我們總會憂慮我們的存在與不朽,也總是想要努力達成這個目標。但是,如同耶穌經常提醒並溫和地指出來的,我們沒法為自己的存在與不朽做任何事。沒有成功、成就、名聲、樹木、孩子或著作最終可以讓我們內在追尋存在與不朽的憂慮止息。只有天主可以。我們可以看到耶穌如何溫和地提醒門徒:就在他們兩兩外出傳教,並成功地回來向耶穌報告他們如何完成使命,以及所做的一切好事時。耶穌表達了祂的喜樂,但接著,可以說提醒他們最重要的事:真正的神慰並不來自成功,即使這成功是為了天國。真正的神慰來自於我們知道,我們的「名字已經註記在天上了」,也就是天主記得我們每一個人,並且深情且永不改變地將我們牢牢鎖定在祂的雷達螢幕上。真正的神慰根植於確信我們不需要為自己的存在與不朽做任何努力,因為我們的存在與不朽已在天主眼中確立了。
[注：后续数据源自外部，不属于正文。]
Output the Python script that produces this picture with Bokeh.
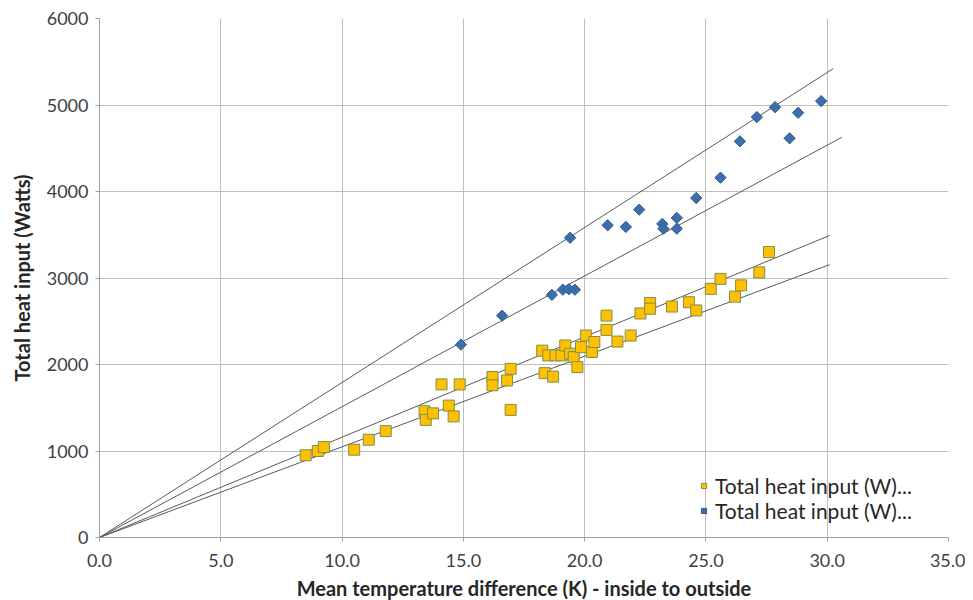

但是因為我們太憂慮,也太害怕了,因此我們會如聖保祿所說的,試著要「吹噓」自己,也就是為我們自己在這個世界上建立一些不會被抹去的記號。傳統的基督教靈修,跟著聖保祿的思想與態度,常提醒我們別老是「自以為義」,想要透過努力讓自己不朽,試圖將自己的名字寫在天上。
我們要如何超越這樣的狀態呢?我們要在哪裡找到信任,讓我們可以放下恐懼與憂慮,特別是放下那些迫使我們追求不朽,永不止息的內在壓力呢?
只有愛能讓恐懼安靜下來。我們內在最深的恐懼,只能靠著比任何事物都深的愛來驅散。要放下憂慮、放下追尋存在與不朽的需要,我們得要認識無條件的愛。無條件的愛,不管是來自天主或來自其他人,給予我們存在與不朽。加布里埃・馬塞爾(Gabriel Marcel)曾經說過,愛一個人意謂著告訴他或她:你(妳),對我而言,永不會消逝。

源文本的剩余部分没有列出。